▸ What to do: Word for word, restate the lines from the start of the data below through the line containing "import plotly.graph_objects as go".

-------- Raw data --------

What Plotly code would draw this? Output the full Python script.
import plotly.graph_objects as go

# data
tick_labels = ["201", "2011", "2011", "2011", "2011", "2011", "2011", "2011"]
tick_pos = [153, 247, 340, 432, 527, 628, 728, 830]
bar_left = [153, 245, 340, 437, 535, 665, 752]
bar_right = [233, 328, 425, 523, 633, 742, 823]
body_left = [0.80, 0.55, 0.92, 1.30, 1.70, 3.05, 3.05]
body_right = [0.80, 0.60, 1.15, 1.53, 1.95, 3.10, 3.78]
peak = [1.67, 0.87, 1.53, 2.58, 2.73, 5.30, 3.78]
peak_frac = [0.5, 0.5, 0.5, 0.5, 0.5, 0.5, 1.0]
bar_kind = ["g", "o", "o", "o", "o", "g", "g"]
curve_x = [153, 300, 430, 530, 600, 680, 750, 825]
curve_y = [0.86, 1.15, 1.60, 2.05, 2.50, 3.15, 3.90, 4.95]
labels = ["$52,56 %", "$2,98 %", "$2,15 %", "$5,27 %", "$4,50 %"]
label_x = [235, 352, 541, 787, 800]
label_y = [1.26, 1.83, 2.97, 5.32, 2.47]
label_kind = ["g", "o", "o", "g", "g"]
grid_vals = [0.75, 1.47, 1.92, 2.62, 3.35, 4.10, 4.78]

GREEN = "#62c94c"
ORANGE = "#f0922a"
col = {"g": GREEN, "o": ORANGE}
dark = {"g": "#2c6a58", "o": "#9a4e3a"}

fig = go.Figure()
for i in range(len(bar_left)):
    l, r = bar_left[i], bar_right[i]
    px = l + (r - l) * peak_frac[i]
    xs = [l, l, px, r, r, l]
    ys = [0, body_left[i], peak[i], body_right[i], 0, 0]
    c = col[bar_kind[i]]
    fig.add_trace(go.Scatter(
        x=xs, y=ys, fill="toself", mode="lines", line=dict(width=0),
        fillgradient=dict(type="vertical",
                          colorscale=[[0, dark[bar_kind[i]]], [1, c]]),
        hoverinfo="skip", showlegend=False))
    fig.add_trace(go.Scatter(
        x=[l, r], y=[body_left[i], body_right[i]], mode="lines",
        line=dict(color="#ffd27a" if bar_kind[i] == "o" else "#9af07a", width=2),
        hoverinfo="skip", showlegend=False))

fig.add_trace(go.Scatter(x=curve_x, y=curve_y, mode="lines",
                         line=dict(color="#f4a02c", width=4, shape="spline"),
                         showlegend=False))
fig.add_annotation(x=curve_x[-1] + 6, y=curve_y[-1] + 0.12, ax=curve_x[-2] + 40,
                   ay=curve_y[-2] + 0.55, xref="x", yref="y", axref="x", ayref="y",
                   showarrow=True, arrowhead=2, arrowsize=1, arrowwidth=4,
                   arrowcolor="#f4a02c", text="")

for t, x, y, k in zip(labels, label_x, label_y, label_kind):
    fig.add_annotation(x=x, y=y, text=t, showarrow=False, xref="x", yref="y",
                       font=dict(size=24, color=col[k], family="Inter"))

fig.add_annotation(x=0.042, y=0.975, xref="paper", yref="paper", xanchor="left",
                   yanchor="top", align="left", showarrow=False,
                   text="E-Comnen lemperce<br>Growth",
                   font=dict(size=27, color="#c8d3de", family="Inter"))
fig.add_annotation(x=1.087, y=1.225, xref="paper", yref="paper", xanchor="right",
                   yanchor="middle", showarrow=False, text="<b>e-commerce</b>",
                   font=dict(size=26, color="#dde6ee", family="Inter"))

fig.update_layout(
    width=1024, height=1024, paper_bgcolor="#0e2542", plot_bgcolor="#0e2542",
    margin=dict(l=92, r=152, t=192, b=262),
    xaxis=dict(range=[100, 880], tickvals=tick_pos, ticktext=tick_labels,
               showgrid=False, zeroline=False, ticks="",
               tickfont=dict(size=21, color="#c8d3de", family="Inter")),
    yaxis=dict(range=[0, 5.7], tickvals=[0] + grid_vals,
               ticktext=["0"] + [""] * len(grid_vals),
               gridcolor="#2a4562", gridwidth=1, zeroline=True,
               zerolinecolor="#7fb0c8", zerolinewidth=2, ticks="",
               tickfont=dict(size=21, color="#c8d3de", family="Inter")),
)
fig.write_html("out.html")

--------

▸ Response to this exercise:
What Plotly code would draw this? Output the full Python script.
import plotly.graph_objects as go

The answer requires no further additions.